Billing incident to is a question I frequently find in my inbox, on listserves, social media groups and at conferences. I’ve even seen this discussed, often erroneously on medical billing and coding discussion groups and listserves.
In most situations, this applies to Medicare, but it is possible that your state Medicaid payer, as well as some commercial insurers have adopted, or will adopt these rules.
So what’s the deal about incident to? Many practices that employee advanced practice clinicians (NPs and PAs) like to bill incident to. Why? Billing incident to allows a practice to collect 100% of the Medicare physician allowable reimbursement. As you know, advanced practice clinicians (NPs and Pas) are allowed only 85% of the physician allowable. Since profit margins are low, it makes sense that a practice wants to collect 100%.
Of course, it makes sense for clinicians to be paid for the same work…but that’s another story for another time.)
However, there are several rules which must be met when billing under incident to. It is your responsibility to understand the billing that takes place in your name. Ignorance is not a defense should the office be investigated for billing fraud.
Here’s a run down on the incident to requirements (references at the end of this article):
- The Advanced Practice Clinician must be employed by or contracted to the physician or physician group.
- The physician must see the patient first, establish the diagnosis and the treatment plan and remain actively involved in the patients care.
- The services must be an integral part of the patient’s normal course of treatment, and are generally included in the physician’s bill.
- The APC is follow up on the established treatment plan and is NOT addressing any new problems.
- The physician must be immediately available and in the suite at the time the APC is seeing the patient to follow up on the previously established plan.

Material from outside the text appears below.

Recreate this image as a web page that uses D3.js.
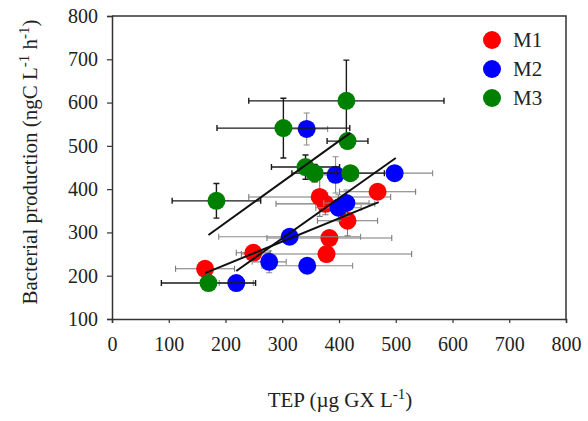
<!DOCTYPE html>
<html>
<head>
<meta charset="utf-8">
<script src="https://cdn.jsdelivr.net/npm/d3@7"></script>
<style>
  body { margin: 0; background: #fff; }
  text { font-family: "Liberation Serif", "Times New Roman", serif; fill: #222; }
</style>
</head>
<body>
<div id="chart"></div>
<script>
// data
const seriesNames = ["M1", "M2", "M3"];

const m1TEP    = [164, 249, 378, 383, 415, 366, 376, 468];
const m1BP     = [216, 253, 250, 287, 327, 382, 366, 394];
const m1TEPerr = [52, 30, 150, 110, 53, 125, 87, 67];
const m1BPerr  = [10, 12, 10, 12, 35, 45, 25, 15];

const m2TEP    = [343, 394, 498, 399, 413, 313, 277, 344, 219];
const m2BP     = [539, 433, 437, 357, 368, 290, 232, 223, 183];
const m2TEPerr = [37, 40, 67, 40, 40, 125, 30, 80, 30];
const m2BPerr  = [37, 42, 12, 30, 30, 12, 25, 15, 10];

const m3TEP    = [413, 415, 302, 184, 170, 420, 341, 357];
const m3BP     = [604, 511, 541, 373, 183, 437, 451, 437];
const m3TEPerr = [172, 36, 117, 78, 83, 60, 60, 40];
const m3BPerr  = [94, 12, 69, 40, 10, 15, 28, 20];

// regression line end points
const fitTEP = [[164, 470], [219, 500], [170, 420]];
const fitBP  = [[206, 370], [211, 472], [294, 530]];

const xTicks = [0, 100, 200, 300, 400, 500, 600, 700, 800];
const yTicks = [100, 200, 300, 400, 500, 600, 700, 800];

function graph(){

	//sizing
	let width = 588, height = 421;
	let margin = {top: 16, right: 22, bottom: 102, left: 112};

	let svg = d3.select("#chart")
		.append("svg")
		.attr("width", width)
		.attr("height", height);

	let x = d3.scaleLinear().domain([0, 800]).range([margin.left, width - margin.right]);
	let y = d3.scaleLinear().domain([100, 800]).range([height - margin.bottom, margin.top]);

	let colors = d3.scaleOrdinal()
		.domain(seriesNames)
		.range(["#ff0000", "#0000ff", "#008000"]);

	let barColors = d3.scaleOrdinal()
		.domain(seriesNames)
		.range(["#7a7a7a", "#8a8a8a", "#1a1a1a"]);

	//frame
	svg.append("path")
		.attr("d", `M${x(0)},${y(800)}H${x(800)}V${y(100)}`)
		.attr("fill", "none")
		.attr("stroke", "#333")
		.attr("stroke-width", 1.5);

	//axes
	let xAxis = svg.append("g")
		.attr("transform", `translate(0,${y(100)})`)
		.call(d3.axisBottom(x).tickValues(xTicks).tickSize(4).tickPadding(14));
	let yAxis = svg.append("g")
		.attr("transform", `translate(${x(0)},0)`)
		.call(d3.axisLeft(y).tickValues(yTicks).tickSize(5).tickPadding(9));

	[xAxis, yAxis].forEach(a => {
		a.attr("font-family", null).attr("font-size", null);
		a.select(".domain").attr("stroke", "#333").attr("stroke-width", 1.5);
		a.selectAll(".tick line").attr("stroke", "#333").attr("stroke-width", 1.2);
		a.selectAll(".tick text")
			.style("font-family", "'Liberation Serif', serif")
			.style("font-size", "20px")
			.attr("fill", "#222");
	});

	//points
	let series = [
		{name: "M1", tep: m1TEP, bp: m1BP, te: m1TEPerr, be: m1BPerr},
		{name: "M2", tep: m2TEP, bp: m2BP, te: m2TEPerr, be: m2BPerr},
		{name: "M3", tep: m3TEP, bp: m3BP, te: m3TEPerr, be: m3BPerr}
	];

	let plot = svg.append("g");
	let cap = 3;

	series.forEach(s => {
		let pts = s.tep.map((v, i) => ({x: v, y: s.bp[i], xe: s.te[i], ye: s.be[i]}));
		let bars = plot.append("g")
			.attr("stroke", barColors(s.name))
			.attr("stroke-width", s.name === "M3" ? 1.4 : 1.1)
			.attr("fill", "none");
		bars.selectAll("path.xe")
			.data(pts)
			.join("path")
			.attr("d", d => `M${x(d.x - d.xe)},${y(d.y)}H${x(d.x + d.xe)}`
				+ `M${x(d.x - d.xe)},${y(d.y) - cap}V${y(d.y) + cap}`
				+ `M${x(d.x + d.xe)},${y(d.y) - cap}V${y(d.y) + cap}`);
		bars.selectAll("path.ye")
			.data(pts)
			.join("path")
			.attr("d", d => `M${x(d.x)},${y(d.y - d.ye)}V${y(d.y + d.ye)}`
				+ `M${x(d.x) - cap},${y(d.y - d.ye)}H${x(d.x) + cap}`
				+ `M${x(d.x) - cap},${y(d.y + d.ye)}H${x(d.x) + cap}`);

		plot.append("g")
			.selectAll("circle")
			.data(pts)
			.join("circle")
			.attr("cx", d => x(d.x))
			.attr("cy", d => y(d.y))
			.attr("r", 9)
			.attr("fill", colors(s.name));
	});

	//regression lines
	plot.append("g")
		.selectAll("line")
		.data(seriesNames)
		.join("line")
		.attr("x1", (d, i) => x(fitTEP[i][0]))
		.attr("x2", (d, i) => x(fitTEP[i][1]))
		.attr("y1", (d, i) => y(fitBP[i][0]))
		.attr("y2", (d, i) => y(fitBP[i][1]))
		.attr("stroke", "#111")
		.attr("stroke-width", 2);

	//legend
	let legend = svg.append("g")
		.selectAll("g")
		.data(seriesNames)
		.join("g")
		.attr("transform", (d, i) => `translate(492,${40 + i * 29})`);
	legend.append("circle")
		.attr("r", 9)
		.attr("fill", d => colors(d));
	legend.append("text")
		.attr("x", 21)
		.attr("dy", "0.35em")
		.style("font-size", "21px")
		.text(d => d);

	//axis titles
	let xt = svg.append("text")
		.attr("x", 340)
		.attr("y", 407)
		.attr("text-anchor", "middle")
		.style("font-size", "21px");
	xt.append("tspan").text("TEP (\u00b5g GX L");
	xt.append("tspan").attr("dy", -8).style("font-size", "15px").text("-1");
	xt.append("tspan").attr("dy", 8).text(")");

	let yt = svg.append("text")
		.attr("transform", "translate(37,162) rotate(-90)")
		.attr("text-anchor", "middle")
		.style("font-size", "21px");
	yt.append("tspan").text("Bacterial production (ngC L");
	yt.append("tspan").attr("dy", -8).style("font-size", "15px").text("-1");
	yt.append("tspan").attr("dy", 8).text(" h");
	yt.append("tspan").attr("dy", -8).style("font-size", "15px").text("-1");
	yt.append("tspan").attr("dy", 8).text(")");

}

graph();
</script>
</body>
</html>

There are several problems here for any APC. The most common is the fact that when we are seeing patients, there is almost always something new to be discussed. A visit is rarely just about the hypertension and the medication that the physician prescribed. A new problem that must be addressed negates the visit as being incident to.
For those of us that are practice owners, it is highly unlikely there is a physician on the premises and we are not employed or contracted to a physician or physician group and a physician has not seen the patient first to establish the diagnosis and treatment plan.
As you can see, meeting the incident to rules is something that does not happen in our day to day clinical lives, regardless of who we work for and how we practice. It’s imperative that we understand and adhere to these rules, and that we educate those we work with. If your practice is billing incident to, you’ll want to proceed with extreme caution. Being associated with healthcare billing fraud is something you want to avoid…like the plague.
You can learn more about the Medicare incident to rules as well as brush up on health care fraud at the sites listed below.
- MLN Matters Number: SE0441 http://www.cms.gov/mlnmattersarticles/downloads/SE0441.pdf
- Medicare Information for Advanced Practice Nurses and Physician Assistants http://www.cms.gov/MLNProducts/downloads/Medicare_Information_for_APNs_and_PAs_Booklet_ICN901623.pdf
- Stop Medicare Fraud: http://www.stopmedicarefraud.gov/
- Office of the Inspector General: http://oig.hhs.gov/
(c) Barbara C. Phillips, NP, All Rights Reserved
It is difficult for me as an NP to understand that as far as nursing has come in and of its own right as a profession, we are constantly being held down by the constraints of our own government/and the medical doctors. I hear all to frequently how there are “too few providers (medical doctors, there is a looming shortage)” but then they don’t want to pay us the value we add to the overall need. Pay me what I am worth, and stop trying to put me on a the proverbial plantation. This is just plain wrong on so many levels! Practice managers will buy into to this scattered/schizophrenic system of payment only to find the bottom line has way too many obstacles to obtain the full amount of payment. Bottom line, just pay providers for what they provide…care.
I am a C. Ped. mainly dealing with therapeutic shoes. The new guidelines allow for an NP or PA to sign much of the documentation providing they are working incident to the supervising physician. As a 3rd party provider how do I tell f these rules are met?
Confirm with the provider. Rules are changing all the time in different states, payers, and situations (ie many rules have been relaxed around the public health emergency.